Q: When it comes to players behaving badly, you write, "Washington isn't an aberration. It is an example." In what ways did UW's 2000 football team epitomize college football?

NP: I approach the subject of college football as an outsider. A native of New Zealand, I grew up with cricket and rugby. In many ways, this served as an advantage when it came to working on Scoreboard, Baby because I was able to approach the subject of college football with fresh eyes. Yet even to an outsider, the headlines are impossible to ignore — whether they are coming from Oregon or USC or elsewhere in the country. Coaches and colleges are often quick to blame an individual or two while absolving themselves and the community from blame.

We made a deliberate decision to tell the story of one team over one season rather than try to account for all the misdeeds in U.S. college football.

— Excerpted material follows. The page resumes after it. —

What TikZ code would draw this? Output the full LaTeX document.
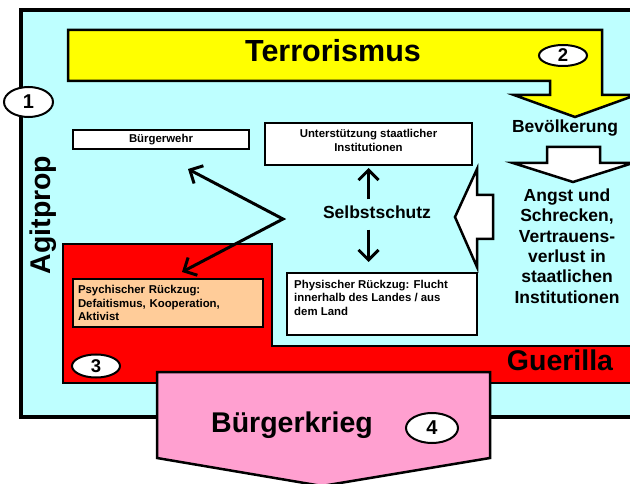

But I believe there are many towns and universities throughout the country where similar deep research would unearth similar problems and societal themes. As we write in the book, "Football is religion, and religion roams."

KA: As loose as things were at the UW, the UW still did not have a class in which student-athletes were asked, on their final exam, how many halves there are in a basketball game and how many points a three-point field goal is worth. That happened at the University of Georgia. Similar examples abound elsewhere. I have no doubt that if our approach — background the entire roster and follow each investigation through the system to see what happens — was applied to other Division I programs, the result would be a succession of deeply disturbing stories on the scale of Scoreboard, Baby.

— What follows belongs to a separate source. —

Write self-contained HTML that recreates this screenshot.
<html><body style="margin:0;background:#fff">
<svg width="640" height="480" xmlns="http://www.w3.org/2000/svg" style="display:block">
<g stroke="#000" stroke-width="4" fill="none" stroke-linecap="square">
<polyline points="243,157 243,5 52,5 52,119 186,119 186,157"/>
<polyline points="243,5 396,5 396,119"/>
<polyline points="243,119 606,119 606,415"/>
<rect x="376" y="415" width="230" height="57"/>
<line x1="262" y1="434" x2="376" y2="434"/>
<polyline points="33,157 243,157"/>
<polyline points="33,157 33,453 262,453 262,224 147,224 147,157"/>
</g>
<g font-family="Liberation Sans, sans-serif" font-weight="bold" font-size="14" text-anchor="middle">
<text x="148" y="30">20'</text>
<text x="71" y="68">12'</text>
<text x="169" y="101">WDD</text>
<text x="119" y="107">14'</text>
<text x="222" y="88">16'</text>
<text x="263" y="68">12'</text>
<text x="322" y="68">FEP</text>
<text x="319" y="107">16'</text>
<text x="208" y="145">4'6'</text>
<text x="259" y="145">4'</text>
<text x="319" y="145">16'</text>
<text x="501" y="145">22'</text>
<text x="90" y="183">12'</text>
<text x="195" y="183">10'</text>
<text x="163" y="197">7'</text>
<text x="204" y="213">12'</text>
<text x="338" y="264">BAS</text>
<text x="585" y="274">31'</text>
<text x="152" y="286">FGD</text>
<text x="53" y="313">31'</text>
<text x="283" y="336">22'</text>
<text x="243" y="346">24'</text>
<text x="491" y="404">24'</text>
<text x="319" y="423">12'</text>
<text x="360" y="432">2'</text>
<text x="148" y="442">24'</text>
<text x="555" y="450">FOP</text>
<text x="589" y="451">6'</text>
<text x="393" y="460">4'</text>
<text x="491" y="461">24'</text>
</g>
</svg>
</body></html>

Q: When Inside Higher Ed requested comment on your book, Norman Arkans, UW's associate vice president for media relations and communications, said that the university "...take[s] a different view these days: our expectations for civility are higher and our tolerance for misbehavior is much lower." Would you say that that seems to be the case?

KA: There’s anecdotal evidence to argue either way. But part of me is optimistic, and here’s why. When our newspaper series was published, the university, to its credit, did not react with a bunker mentality. From UW President Mark Emmert on down, university officials acknowledged that this was an important story worth telling and that there were lessons to be learned. The first step to addressing a problem is accepting there is one. Some people at the university have taken that first step. But that isn’t universal.

NP: After the Neuheisel era ended in shambles, the University of Washington did pay more attention to ethics. It hired both an athletic director and a coach who were noted for their emphasis on ethical behavior. Players faced more consistent discipline for misdeeds. The problem? The team wasn't winning games. So the UW replaced both. Only time will tell what happens under the current athletic director, Scott Woodward, and coach Steve Sarkisian.

In researching the book, we did notice a pattern both at the UW and in other programs. It goes like this: Ethics and discipline fall by the wayside in the desire to win. Shortcuts taken cause the program to fall apart. A new emphasis is placed on cleaning up the program. Boosters and fans get restless, demanding more wins. The pattern repeats.

The University of Washington's full statement about the book, sent by e-mail: “We all learned from the events of a decade ago that there was a collective failure, and no one — not the coaches, administrators, prosecutors, or the university — held those young men accountable for their actions. We take a different view these days: our expectations for civility are higher and our tolerance for misbehavior is much lower.”

Q: And what about issues unrelated to the "civility" or "misbehavior" of the football team — for example, academic standards, budget priorities, the health of student football players (which your book depicts as being of little or no concern to coaches and administrators), etc.? Has the University of Washington shown any improvement on these fronts?

KA: Budget priorities have become a sore point. The state of Washington’s finances have been in freefall — with too little money for education and social services – but that didn’t keep the UW from going to the state legislature and asking for $150 million in taxpayer money to renovate Husky Stadium. (The lawmakers said no.) And the UW continues to participate in the absurd arms race over coaching salaries, which now encompasses assistants’ salaries as well as the head coach’s.

The university is under enormous pressure to field a winning team. To help illustrate this, Nick and I obtained about a thousand e-mails from fans and boosters during one losing season. One wealthy booster offered $200,000 in scholarship funds if the university fired the coach and athletic director. Another booster wrote: “You have me mutinying against this crap, and I am your money. I don’t think I will be next year.” Some of the other emails have to be read to be believed. For the UW and other universities, these kinds of pressures are a constant.

Q: What are some of the biggest problems with college football today? How should they be addressed?

NP: The problems today in many ways reflect the problems of 100 years ago. It's the problem of marrying two seemingly unrelated pursuits — academic excellence and sporting prowess. It's the problem of trying to balance a community's insatiable desire for wins against considerations such as ethics and discipline and morality. It's a problem of deciding how to treat and compensate athletes who can act as economic engines for university sports programs. For many, change is not desirable so long as they are fielding a winning team. The system is working just fine the way it is when the community colludes and there are few challenges to the status quo.

Q: What are your thoughts on Mark Emmert being named head of the NCAA?

KA: Mark Emmert did an awful lot of good at the UW. He was widely respected on campus and in the community. ... After our newspaper series was published, Emmert talked of how disturbed he was by the stories. He said: “You can win, and you can win properly. … You do not have to give up your values to be competitive in sports.” If he can convince universities at large to take those words to heart, he could be a good fit for the NCAA.

NP: Again, it's going to be a question of wait and see. Emmert was widely admired during his tenure at Washington. He led a very successful fundraising campaign and was a consummate diplomat when it came to talking to various constituencies — whether it was lawmakers, donors or students. He did come under fire for his large salary and for joining two corporate boards, which further boosted his income. He does appear to have the respect of his peer presidents at other universities.

Change in college football, however, doesn't come easily.